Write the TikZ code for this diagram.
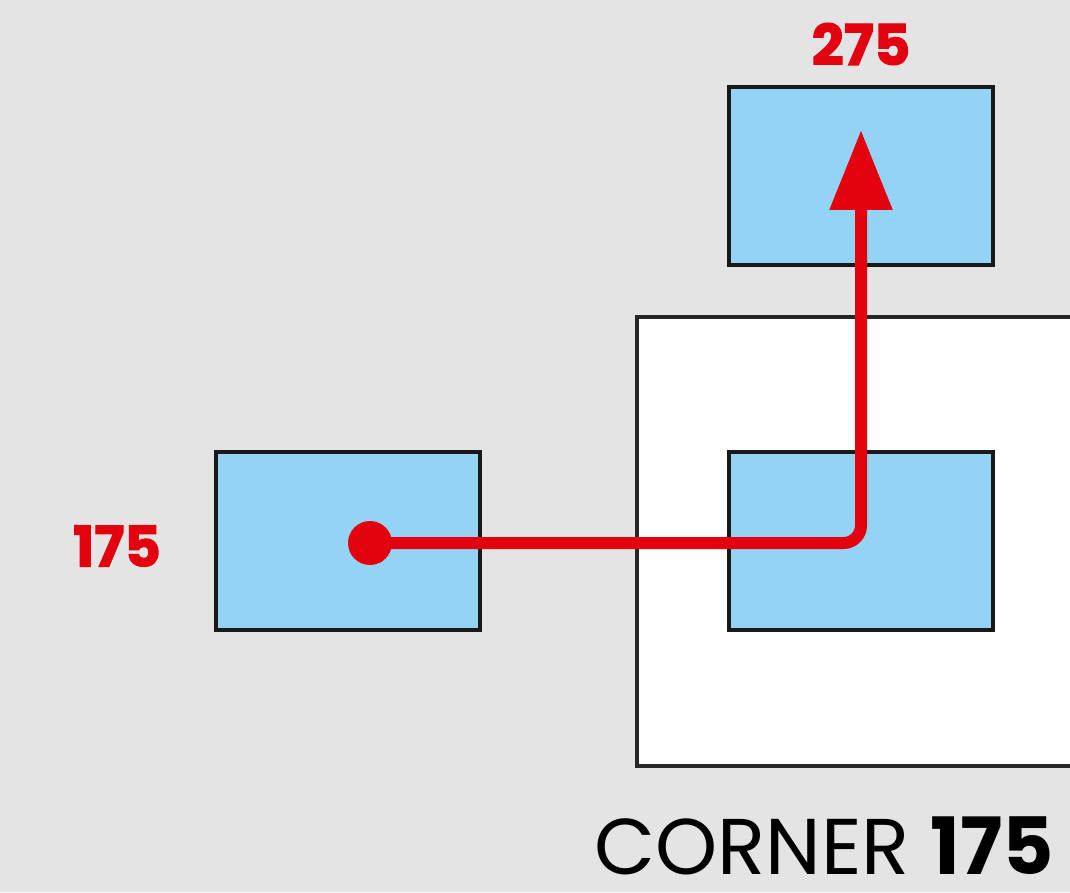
\documentclass[tikz,border=0pt]{standalone}
\usepackage{fontspec}
\setmainfont{Poppins}
\newfontfamily\heavyfont{Poppins}[BoldFeatures={FakeBold=2}]
\usetikzlibrary{arrows.meta}

\definecolor{bggray}{HTML}{E4E4E4}
\definecolor{cellblue}{HTML}{93D3F3}
\definecolor{pathred}{HTML}{E3000F}

\begin{document}
\begin{tikzpicture}[
					x=0.02cm, y=-0.02cm,
					cell/.style={draw=black!90, line width=2.6pt, fill=cellblue, minimum width=5.28cm, minimum height=3.56cm, inner sep=0pt},
					frame/.style={draw=black!85, line width=2.3pt, fill=white},
					route/.style={draw=pathred, line width=0.24cm, rounded corners=0.35cm, -{Triangle[width=1.2cm, length=1.6cm]}},
					num/.style={text=pathred, font=\heavyfont\bfseries\fontsize{32}{32}\selectfont}
				]
				% Parámetros de geometría
				\def\W{1070}     % ancho total
				\def\H{892}      % alto total

				% --- Fondo ---
				\fill[bggray] (0,0) rectangle (\W,\H);
				\useasboundingbox (0,0) rectangle (\W,\H);
				\clip (0,0) rectangle (\W,\H);

				% --- Cuadro blanco ---
				\draw[frame] (637,317) rectangle (1090,766);

				% --- Celdas ---
				\node[cell] (top) at (861,176) {};
				\node[cell] (left) at (348,541) {};
				\node[cell] (mid) at (861,541) {};

				% --- Etiquetas ---
				\node[num] (lbltop) at (861,44) {275};
				\node[num] (lblleft) at (117,546) {175};
				\node[anchor=base west, inner sep=0pt, font=\fontsize{45}{45}\selectfont] (caption) at (594,874) {CORNER \textbf{175}};

				% --- Recorrido ---
				\coordinate (start) at (370,543);
				\coordinate (bend) at (861,543);
				\coordinate (tip) at (861,130);
				\draw[route] (start) -- (bend) -- (tip);
				\fill[pathred] (start) circle (0.44cm);

			\end{tikzpicture}
\end{document}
------------------------------
→ GOAL:
Leaving out the pictures, repeat the data above exactly.

→ TASK SOLUTION:
Write the TikZ code for this diagram.
\documentclass[tikz,border=0pt]{standalone}
\usepackage{fontspec}
\setmainfont{Poppins}
\newfontfamily\heavyfont{Poppins}[BoldFeatures={FakeBold=2}]
\usetikzlibrary{arrows.meta}

\definecolor{bggray}{HTML}{E4E4E4}
\definecolor{cellblue}{HTML}{93D3F3}
\definecolor{pathred}{HTML}{E3000F}

\begin{document}
\begin{tikzpicture}[
					x=0.02cm, y=-0.02cm,
					cell/.style={draw=black!90, line width=2.6pt, fill=cellblue, minimum width=5.28cm, minimum height=3.56cm, inner sep=0pt},
					frame/.style={draw=black!85, line width=2.3pt, fill=white},
					route/.style={draw=pathred, line width=0.24cm, rounded corners=0.35cm, -{Triangle[width=1.2cm, length=1.6cm]}},
					num/.style={text=pathred, font=\heavyfont\bfseries\fontsize{32}{32}\selectfont}
				]
				% Parámetros de geometría
				\def\W{1070}     % ancho total
				\def\H{892}      % alto total

				% --- Fondo ---
				\fill[bggray] (0,0) rectangle (\W,\H);
				\useasboundingbox (0,0) rectangle (\W,\H);
				\clip (0,0) rectangle (\W,\H);

				% --- Cuadro blanco ---
				\draw[frame] (637,317) rectangle (1090,766);

				% --- Celdas ---
				\node[cell] (top) at (861,176) {};
				\node[cell] (left) at (348,541) {};
				\node[cell] (mid) at (861,541) {};

				% --- Etiquetas ---
				\node[num] (lbltop) at (861,44) {275};
				\node[num] (lblleft) at (117,546) {175};
				\node[anchor=base west, inner sep=0pt, font=\fontsize{45}{45}\selectfont] (caption) at (594,874) {CORNER \textbf{175}};

				% --- Recorrido ---
				\coordinate (start) at (370,543);
				\coordinate (bend) at (861,543);
				\coordinate (tip) at (861,130);
				\draw[route] (start) -- (bend) -- (tip);
				\fill[pathred] (start) circle (0.44cm);

			\end{tikzpicture}
\end{document}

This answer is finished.